Genetic Gain Trajectories

We can extract the continuous genetic gain trajectories that map the success of the applied phenotypic criteria across the multiple sequential cycles. Let’s observe the restricted indices:

# Expected: Because Trait 1 was constrained via the U_mat for the RLPSI metric,
# its expected generational gain should stabilize at 0.
print(sim_results$rlpsi_gain)
#>             [,1]       [,2]     [,3]
#> [1,]  0.00000000  0.0000000 0.000000
#> [2,] -0.07991849  0.3576849 4.396779
#> [3,]  0.09595190  0.7166170 2.927811
#> [4,]  0.44428982 -0.2318664 2.712902
#> [5,]  1.14420568 -0.4358615 3.740713

As clearly demonstrated, the selection gain mapped for Trait 1 drops immediately towards effectively \(0\), verifying that the restricted Kempthorne-Nordskog properties hold up systematically across stochastic evaluations. In comparison, unrestricted indices (such as LPSI) map increasing steady gains across all associated traits.

print(sim_results$lpsi_gain)
#>           [,1]       [,2]     [,3]
#> [1,] 0.0000000  0.0000000 0.000000
#> [2,] 0.1607943 -0.4824810 3.821722
#> [3,] 1.9171279 -1.3258871 3.435662
#> [4,] 1.0369927 -0.5201380 4.007482
#> [5,] 1.1104539 -0.7914383 2.622570

Decay of Variance

Additionally, intense generational selection logically extinguishes raw genetic variability. If the selection index consistently applies extreme thresholds, the available allelic variance diminishes, making subsequent trait improvements plateau.

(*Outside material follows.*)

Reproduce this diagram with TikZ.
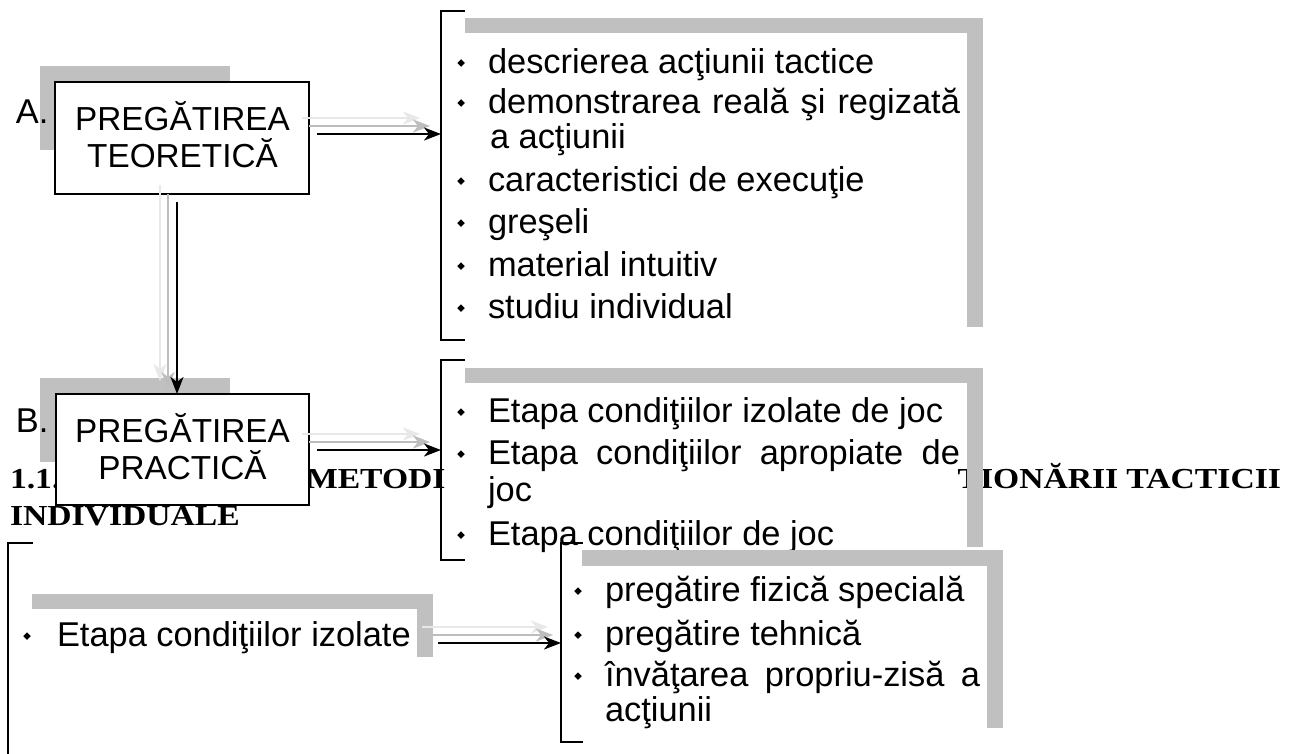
\documentclass[tikz,border=0pt]{standalone}
\usepackage{fontspec}
\setmainfont{Liberation Sans}
\newfontfamily\headfont{Liberation Serif}
\usetikzlibrary{arrows.meta,shapes.geometric}
\definecolor{shadowgray}{HTML}{C0C0C0}
\definecolor{lightarrow}{HTML}{E8E8E8}
\definecolor{midarrow}{HTML}{BDBDBD}
\newcommand{\hd}[1]{\scalebox{1.16}[1]{#1}}
\tikzset{
  every node/.style={inner sep=0pt,outer sep=0pt},
  txt/.style={anchor=base west,font=\fontsize{34.4}{38}\selectfont},
  boxtxt/.style={anchor=base,font=\fontsize{33.3}{37}\selectfont},
  headtxt/.style={anchor=base west,font=\headfont\bfseries\fontsize{29}{32}\selectfont},
  bul/.style={diamond,fill=black,minimum size=7.5pt},
  shade/.style={fill=shadowgray,draw=none},
  mainbox/.style={draw=black,line width=1.5pt,fill=white},
  brk/.style={draw=black,line width=1.6pt},
  tipstyle/.style={-{Stealth[length=17pt,width=13pt,inset=5pt]}},
  arrL/.style={draw=lightarrow,line width=2.4pt,tipstyle},
  arrM/.style={draw=midarrow,line width=2.4pt,tipstyle},
  arrK/.style={draw=black,line width=2.4pt,tipstyle}
}
\begin{document}
\begin{tikzpicture}[x=1pt,y=-1pt]
\useasboundingbox (0,0) rectangle (1302,753);
\fill[white] (0,0) rectangle (1302,753);

% heading (partly hidden by the boxes drawn later)
\node[headtxt] (h1) at (10,488) {\hd{1.1.}};
\node[headtxt] (h2) at (306,488) {\hd{METODI}};
\node[headtxt,anchor=base east] (h3) at (1281,488) {\hd{TIONĂRII\hspace{7pt}TACTICII}};
\node[headtxt] (h4) at (10,525) {\hd{INDIVIDUALE}};

% box A
\fill[shade] (40,66) rectangle (230,150);
\node[txt] (la) at (16,123) {A.};
\node[mainbox,minimum width=254pt,minimum height=112pt] (boxA) at (182,138) {};
\node[boxtxt] (a1) at (182.5,130) {PREGĂTIREA};
\node[boxtxt] (a2) at (182.5,167) {TEORETICĂ};

% box B
\fill[shade] (40,378) rectangle (230,462);
\node[txt] (lb) at (16,432) {B.};
\node[mainbox,minimum width=253pt,minimum height=111pt] (boxB) at (182.5,449.5) {};
\node[boxtxt] (p1) at (182.5,442) {PREGĂTIREA};
\node[boxtxt] (p2) at (182.5,479) {PRACTICĂ};

% frame 1
\fill[shade] (465,18) rectangle (983,33);
\fill[shade] (967,18) rectangle (983,327);
\draw[brk] (465,11) -- (441,11) -- (441,340) -- (465,340);
\node[bul] (b11) at (461,63) {};
\node[txt] (t11) at (488,73) {descrierea acţiunii tactice};
\node[bul] (b12) at (461,103) {};
\node[txt] (t12) at (488,113) {\makebox[472pt][s]{demonstrarea reală şi regizată}};
\node[txt] (t12b) at (490,148) {a acţiunii};
\node[bul] (b13) at (461,181) {};
\node[txt] (t13) at (488,191) {caracteristici de execuţie};
\node[bul] (b14) at (461,223) {};
\node[txt] (t14) at (488,233) {greşeli};
\node[bul] (b15) at (461,266) {};
\node[txt] (t15) at (488,276) {material intuitiv};
\node[bul] (b16) at (461,308) {};
\node[txt] (t16) at (488,318) {studiu individual};

% frame 2
\fill[shade] (465,368) rectangle (983,383);
\fill[shade] (967,368) rectangle (983,547);
\draw[brk] (465,360) -- (441,360) -- (441,560) -- (465,560);
\node[bul] (b21) at (461,412) {};
\node[txt] (t21) at (488,422) {Etapa condiţiilor izolate de joc};
\node[bul] (b22) at (461,454) {};
\node[txt] (t22) at (488,464) {\makebox[472pt][s]{Etapa condiţiilor apropiate de}};
\node[txt] (t22b) at (488,501) {joc};
\node[bul] (b23) at (461,535) {};
\node[txt] (t23) at (488,545) {Etapa condiţiilor de joc};

% frame 3
\fill[shade] (582,550) rectangle (1003,566);
\fill[shade] (987,550) rectangle (1003,728);
\draw[brk] (583,543) -- (561,543) -- (561,742) -- (583,742);
\node[bul] (b31) at (578,591) {};
\node[txt] (t31) at (605,601) {pregătire fizică specială};
\node[bul] (b32) at (578,635) {};
\node[txt] (t32) at (605,645) {pregătire tehnică};
\node[bul] (b33) at (578,676) {};
\node[txt] (t33) at (605,686) {\makebox[375pt][s]{învăţarea propriu-zisă a}};
\node[txt] (t33b) at (605,721) {acţiunii};

% frame 4
\fill[shade] (32,594) rectangle (433,609);
\fill[shade] (417,594) rectangle (433,657);
\draw[brk] (33,543) -- (8,543) -- (8,760);
\node[bul] (b41) at (27,636) {};
\node[txt] (t41) at (57,646) {Etapa condiţiilor izolate};

% connectors A -> frame 1
\coordinate (aL1) at (302,118); \coordinate (aL2) at (420,118);
\coordinate (aM1) at (309,126); \coordinate (aM2) at (430,126);
\coordinate (aK1) at (317,134); \coordinate (aK2) at (441,134);
\draw[arrL] (aL1) -- (aL2);
\draw[arrM] (aM1) -- (aM2);
\draw[arrK] (aK1) -- (aK2);

% connectors A -> B
\coordinate (vL1) at (160,185); \coordinate (vL2) at (160,381);
\coordinate (vM1) at (168,194); \coordinate (vM2) at (168,389);
\coordinate (vK1) at (177,202); \coordinate (vK2) at (177,394);
\draw[arrL] (vL1) -- (vL2);
\draw[arrM] (vM1) -- (vM2);
\draw[arrK] (vK1) -- (vK2);

% connectors B -> frame 2
\coordinate (bL1) at (302,434); \coordinate (bL2) at (420,434);
\coordinate (bM1) at (309,442); \coordinate (bM2) at (430,442);
\coordinate (bK1) at (317,450); \coordinate (bK2) at (441,450);
\draw[arrL] (bL1) -- (bL2);
\draw[arrM] (bM1) -- (bM2);
\draw[arrK] (bK1) -- (bK2);

% connectors frame 4 -> frame 3
\coordinate (cL1) at (422,627); \coordinate (cL2) at (548,627);
\coordinate (cM1) at (430,635); \coordinate (cM2) at (553,635);
\coordinate (cK1) at (438,643); \coordinate (cK2) at (561,643);
\draw[arrL] (cL1) -- (cL2);
\draw[arrM] (cM1) -- (cM2);
\draw[arrK] (cK1) -- (cK2);
\end{tikzpicture}
\end{document}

# Observe the diminishing variance arrays for the LPSI evaluations
print(sim_results$lpsi_var)
#> NULL

Summary

By evaluating cyclic genetic simulations across stochastic marker environments, breeders identify crucial plateau mechanisms in multidimensional indices. Specifically: - Restricted indices properly maintain and prevent target constraints over multi-generational limits, albeit slightly reducing overarching expected gains. - Independence of traits limits associative “ride-along” gains obtained via pleiotropy in highly positive correlated setups. - Accuracies degrade linearly as available variant variance diminishes, confirming limits built into simple additive pleiotropic models.